Because Doctor Sleep sets up this world where there are people with extreme psychic powers, I expected it to stick with that theme instead of resorting to action film high jinks. Doing so would have been in keeping with the spirit of The Shining, which it seemed to be trying to do by borrowing clips, sets, and music from the predecessor. But it was more like, “Hey, remember this better movie? Wasn’t it nice? But guess what? It is now 2019 and we do not do movies like that anymore.” Was it really necessary to have people who, what, eat souls? And that makes them live longer? But also enhances their psychic powers somehow? I had so many questions, and at many points it just seemed like the film was making things up as it went along. A shining example (pun intended) of how disjointed was Doctor Sleep from The Shining was during the climactic sequence, which featured Dan and Abra rather casually driving up to the Overlook Hotel in the middle of winter. In The Shining, Hallorann (Scatman Crothers in 1980) completes this trip at the same time of year only by driving a snowcat (a vehicle that runs on tank treads, by the way) through perilous mountain paths. But apparently an early 2000s Toyota Corolla can accomplish the same thing in Doctor Sleep. In short, very little makes sense here.
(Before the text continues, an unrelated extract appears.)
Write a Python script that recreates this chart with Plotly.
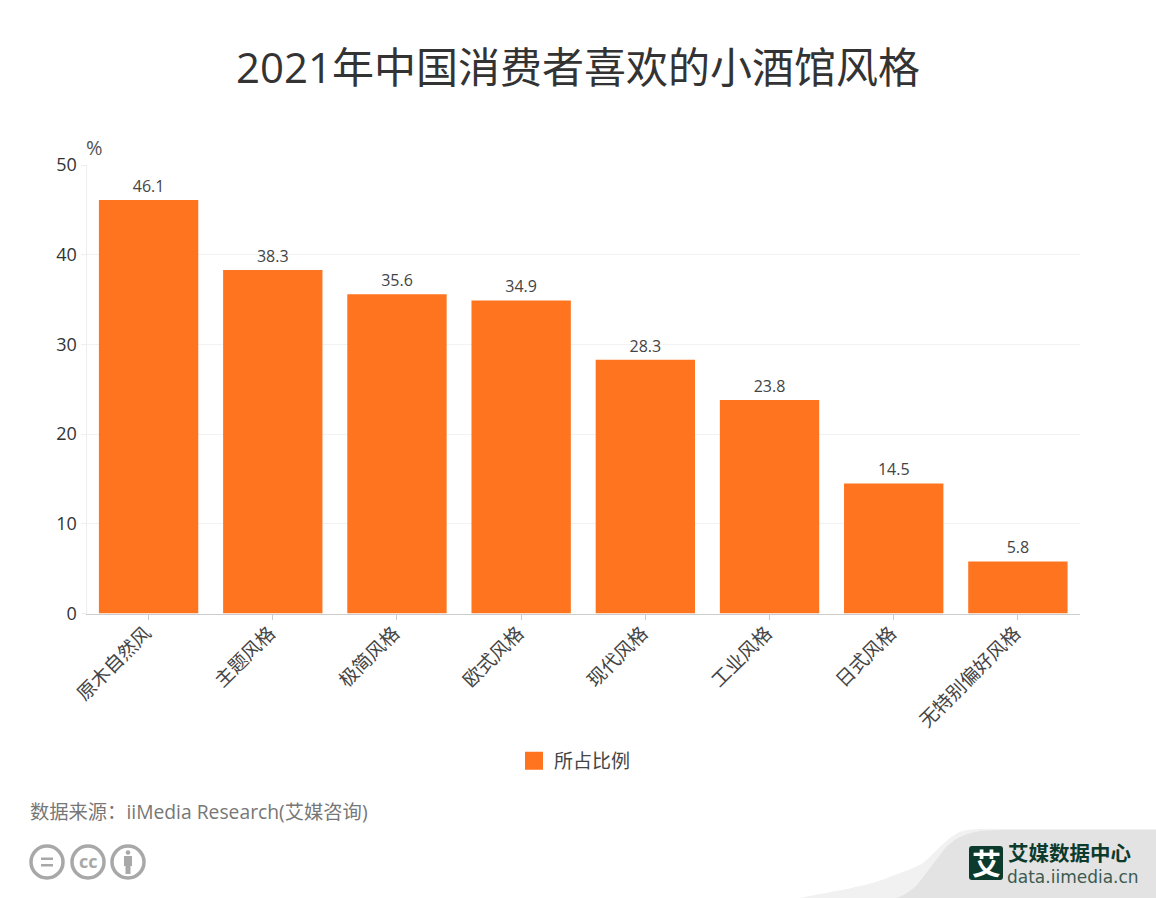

Given the source material Doctor Sleep attempted to tap into, there was a real missed opportunity to make a psychological action-thriller, one that would have truly let this stand alone from The Shining in a way that also paid homage to it. Instead, we get a slow moving, horror-lite train wreck that features far too many nude elderly people and the torture and murder of children. But perhaps the best clue as to how skip-able is Doctor Sleep came with the gentleman a couple seats over who snored through most of it. At least, in this way, it lived up to its title.